Montag, 1. Februar 2010

Einfach zum Nachdenken





Da sind sie wieder. 60, 70, 80, ja sogar 100 Seiten dick. Alles sehr Hochglanz, alles sehr schick, alles ganz augenscheinlich sehr teuer. Grafiken, Fotos, Tabellen. In diesen Wochen fluten die Hersteller von Pflanzenschutzmitteln mit ihren Prospekten und Informationsbroschüren wieder die Bauernstuben. Wie jedes Jahr. Entkommen zwecklos. Heute ein Folder, morgen ein dickes Heft, übermorgen ein ganzes Buch.

Während die Landwirtschaft und alle rundherum nach Luft japsen, scheint Geld bei den Herstellern von Pflanzenschutzmitteln, deren Verdienste um die Landwirtschaft hier nicht in Frage gestellt seien, keine Rolle zu spielen. Dort gilt ganz offenbar noch der alte Satz, der in so vielen anderen landwirtschaftsnahen Branchen nicht mehr gilt: In der Landwirtschaft ist nichts zu verdienen, aber an der Landwirtschaft. Hemmungslos wird da geworben. Immer mit einem augenzwinkernden "Wir sind ja unter uns". "Maxximal gegen Unkräuter" heißt es da unverblümt und mit zwei X , "Böse zu Unkraut, sanft zu Mais" oder gleich ganz direkt "Mehr Sex durch Exosex". Ein Hersteller setzt auf eine schmachtende Schönheit, über deren bloßen Rücken ein verspielter Grafiker ein Bund Weizenähren drapiert hat. Ein anderer zeigt einen Muskelmann, der sich ein Herz samt Logo eines Gräsermittels auf den Oberarm tätowiert hat. Dazu Panter, Tiger, Luchse und Schafe sonder Zahl. Martialisch nachgerade die Namen mancher Mittel. Zorro, Herkules, Jaguar, Successor und alles, was sonst noch Heldenepen von der Leinwand und die alte Geschichte hergeben. Das neue Goltix kommt sogar in Gold daher.

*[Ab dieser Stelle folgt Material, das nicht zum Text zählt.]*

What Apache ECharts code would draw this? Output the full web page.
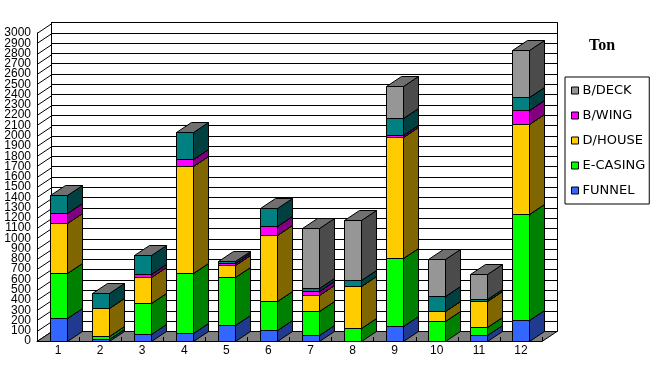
<!DOCTYPE html>
<html>
<head>
<meta charset="utf-8">
<title>Ton</title>
<style>
  html, body { margin: 0; padding: 0; background: #fff; }
  #main { width: 657px; height: 379px; }
</style>
<script src="https://cdn.jsdelivr.net/npm/echarts@6/dist/echarts.min.js"></script>
</head>
<body>
<div id="main"></div>
<script>
const categories = ['1', '2', '3', '4', '5', '6', '7', '8', '9', '10', '11', '12'];

// segment heights, bottom of the stack first
const funnel = [228, 20, 72, 81, 159, 111, 62, 0, 150, 0, 62, 208];
const eCasing = [439, 32, 302, 586, 469, 282, 234, 130, 663, 198, 78, 1025];
const dHouse = [478, 273, 254, 1034, 110, 644, 156, 407, 1171, 98, 253, 884];
const bWing = [97, 0, 29, 69, 23, 85, 39, 0, 23, 0, 0, 137];
const bTeal = [176, 147, 185, 263, 23, 169, 23, 61, 161, 143, 20, 123];
const bDeck = [0, 0, 0, 0, 0, 0, 582, 579, 320, 364, 244, 462];

const yMax = 3000;
const yStep = 100;
const yEndLabels = [0, 3000];

// the teal block has no name of its own in the legend of the original
const parts = [
  { name: 'FUNNEL', values: funnel, front: '#3366ff', side: '#1f3a8f' },
  { name: 'E-CASING', values: eCasing, front: '#00ff00', side: '#008000' },
  { name: 'D/HOUSE', values: dHouse, front: '#ffcc00', side: '#806600' },
  { name: 'B/WING', values: bWing, front: '#ff00ff', side: '#800080' },
  { name: '', values: bTeal, front: '#008080', side: '#004040' },
  { name: 'B/DECK', values: bDeck, front: '#969696', side: '#4b4b4b' }
];
const legendNames = ['B/DECK', 'B/WING', 'D/HOUSE', 'E-CASING', 'FUNNEL'];

const depthX = 15;
const depthY = 10;
const barWidth = 17;
const topColor = '#707070';
const edge = { stroke: '#000', lineWidth: 1 };

const chart = echarts.init(document.getElementById('main'));

function poly(points, fill) {
  return { type: 'polygon', shape: { points }, style: { fill, ...edge } };
}

function barItem(part) {
  return function (params, api) {
    const base = api.value(1);
    const top = api.value(2);
    if (top <= base) return { type: 'group', children: [] };
    const p0 = api.coord([api.value(0), base]);
    const p1 = api.coord([api.value(0), top]);
    const x0 = Math.round(p0[0] - barWidth / 2) + 0.5;
    const x1 = x0 + barWidth;
    const y0 = Math.round(p0[1]) + 0.5;
    const y1 = Math.round(p1[1]) + 0.5;
    return {
      type: 'group',
      children: [
        poly([[x1, y0], [x1 + depthX, y0 - depthY], [x1 + depthX, y1 - depthY], [x1, y1]], part.side),
        poly([[x0, y1], [x0 + depthX, y1 - depthY], [x1 + depthX, y1 - depthY], [x1, y1]], topColor),
        poly([[x0, y0], [x1, y0], [x1, y1], [x0, y1]], part.front)
      ]
    };
  };
}

function floorItem(params, api) {
  const band = api.size([1, 0])[0];
  const y = api.coord([0, 0])[1] + 0.5;
  const left = api.coord([0, 0])[0] - band / 2;
  const right = api.coord([categories.length - 1, 0])[0] + band / 2;
  return poly([[left, y], [right, y], [right + depthX, y - depthY], [left + depthX, y - depthY]], '#808080');
}

function sideLineItem(params, api) {
  const band = api.size([1, 0])[0];
  const p = api.coord([0, api.value(1)]);
  const x = p[0] - band / 2;
  const y = Math.round(p[1]) + 0.5;
  return { type: 'line', shape: { x1: x, y1: y, x2: x + depthX, y2: y - depthY }, style: edge };
}

const tickValues = [];
for (let v = 0; v <= yMax; v += yStep) tickValues.push([0, v]);

const running = categories.map(() => 0);
const barSeries = parts.map((part) => ({
  name: part.name,
  type: 'custom',
  xAxisIndex: 0,
  yAxisIndex: 0,
  itemStyle: { color: part.front },
  renderItem: barItem(part),
  encode: { x: 0, y: [1, 2] },
  data: part.values.map((v, i) => {
    const base = running[i];
    running[i] = base + v;
    return [i, base, running[i]];
  })
}));

const yLabelStyle = {
  color: '#000',
  margin: 6,
  fontFamily: 'Liberation Sans',
  fontSize: 12,
  formatter: (v) => String(v)
};

chart.setOption({
  animation: false,
  backgroundColor: '#fff',
  title: {
    text: 'Ton',
    left: 584,
    top: 33,
    textStyle: { fontFamily: 'Liberation Serif', fontSize: 16, fontWeight: 'bold', color: '#000' }
  },
  legend: {
    orient: 'vertical',
    left: 565,
    top: 77,
    padding: [7, 4, 7, 6],
    itemWidth: 7,
    itemHeight: 7,
    itemGap: 12,
    borderColor: '#000',
    borderWidth: 1,
    data: legendNames,
    icon: 'rect',
    itemStyle: { borderColor: '#000', borderWidth: 1 },
    textStyle: { fontFamily: 'DejaVu Sans', fontSize: 13, color: '#000', padding: [0, 0, 0, -1] }
  },
  grid: [
    { left: 37, width: 505, top: 33, bottom: 38, outerBoundsMode: 'none' },
    { left: 51.5, right: 99.5, top: 22.5, bottom: 47.5, outerBoundsMode: 'none', show: true, borderColor: '#000', borderWidth: 1 }
  ],
  xAxis: [
    {
      type: 'category',
      gridIndex: 0,
      data: categories,
      z: 5,
      axisLine: { show: true, lineStyle: { color: '#000', width: 1 } },
      axisTick: { show: true, inside: true, length: 4, lineStyle: { color: '#000' } },
      axisLabel: { color: '#000', margin: 4, fontFamily: 'Liberation Sans', fontSize: 12 }
    },
    { type: 'category', gridIndex: 1, data: categories, show: false }
  ],
  yAxis: [
    {
      type: 'value',
      gridIndex: 0,
      min: 0,
      max: yMax,
      interval: yStep,
      splitLine: { show: false },
      axisLine: { show: true, lineStyle: { color: '#000', width: 1 } },
      axisTick: { show: false },
      axisLabel: { ...yLabelStyle, showMinLabel: false, showMaxLabel: false }
    },
    {
      type: 'value',
      gridIndex: 1,
      min: 0,
      max: yMax,
      interval: yStep,
      axisLine: { show: true, lineStyle: { color: '#000', width: 1 } },
      axisTick: { show: false },
      axisLabel: { show: false },
      splitLine: { show: true, lineStyle: { color: '#000', width: 1 } }
    },
    // the end labels sit on their own axis, otherwise echarts drops their neighbours
    {
      type: 'value',
      gridIndex: 0,
      position: 'left',
      min: 0,
      max: yMax,
      splitLine: { show: false },
      axisLine: { show: false },
      axisTick: { show: false },
      axisLabel: { ...yLabelStyle, customValues: yEndLabels }
    }
  ],
  series: [
    { type: 'custom', silent: true, xAxisIndex: 0, yAxisIndex: 0, renderItem: sideLineItem, encode: { x: 0, y: 1 }, data: tickValues },
    { type: 'custom', silent: true, xAxisIndex: 0, yAxisIndex: 0, renderItem: floorItem, encode: { x: 0, y: 1 }, data: [[0, 0]] },
    ...barSeries
  ]
});
</script>
</body>
</html>
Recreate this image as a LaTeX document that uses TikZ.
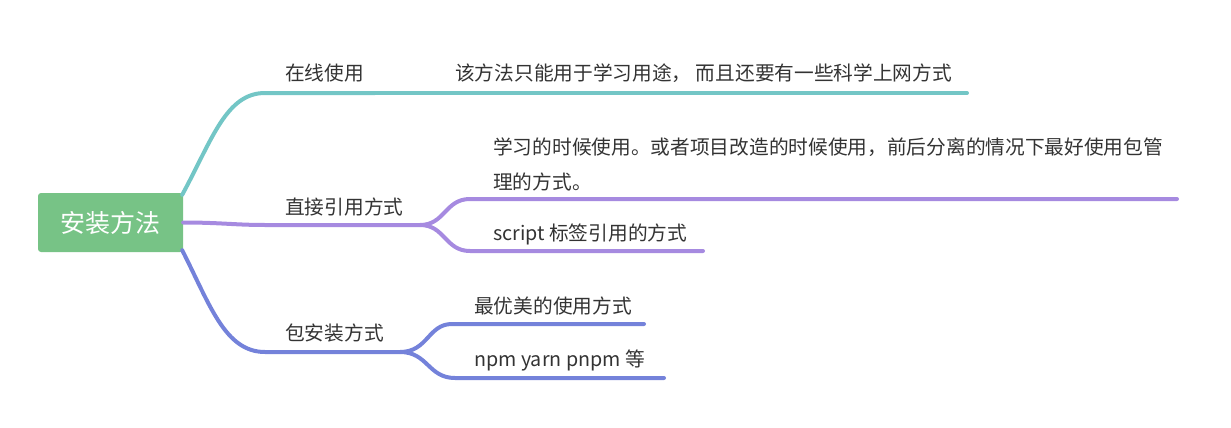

Zuweilen scheint da jedes Maß verloren. Und erst recht jede Sensibilität. Dabei wäre die höchst angebracht. Man wäre sie den Bauern schuldig. Denn wann und wo immer sie sich wegen des Einsatzes von Pflanzenschutzmitteln rechtfertigen müssen, ist von den Herstellern nichts zu sehen und schon gar nichts zu hören. Aber das Vertrauen der Bauern ist ohnehin längst enden wollend, müssen sie doch immer wieder zur Kenntnis nehmen, dass einem Mittel nach dem anderen, von denen ihnen seit Jahr und Tag gesagt wird, sie seien ohnehin ungefährlich, die Zulassung entzogen wird. Gar nicht zu reden von der zuweilen sehr undurchsichtigen Produkt- und Preispolitik. Und wes Geistes Kind die Hersteller sind, zeigt sich auf der Homepage ihres Verbandes. Dort wird der Biolandbau lustvoll gemobbt. Die Geschäftsentwicklung der vergangenen Jahre freilich gibt der Strategie von Bayer, BASF, Nufarm, Stähler, Syngenta, Kwizda und wie sie alle heißen, dennoch recht. In keiner anderen Branche, die mit der Landwirtschaft zu tun hat, lief das Geschäft auch nur ähnlich gut. Laut Grünem Bericht legte der Umsatz, der in Österreich mit Pflanzenschutzmitteln gemacht wird, allein in den Jahren zwischen 2004 und 2008 um nicht weniger als rund 50 Prozent auf 107 Millionen Euro zu. Insgesamt 9800 Tonnen Pflanzenschutzmittel wurden 2008 abgesetzt. Vier Jahre zuvor waren es noch 8500 Tonnen, um gut 15 Prozent weniger. Der Beobachter staunt und denkt sich: Und das alles in Österreich, dem Land, das sich so gerne seiner umweltfreundlichen Landwirtschaft rühmt und in dem 90 Prozent der Bauern in irgendeiner Form an Umweltprogrammen teilnehmen. Wenn vielleicht nicht alle so denken mögen, so sollten die, die so stolz auf den österreichischen Weg der Landwirtschaft sind, immerhin darüber nachdenken.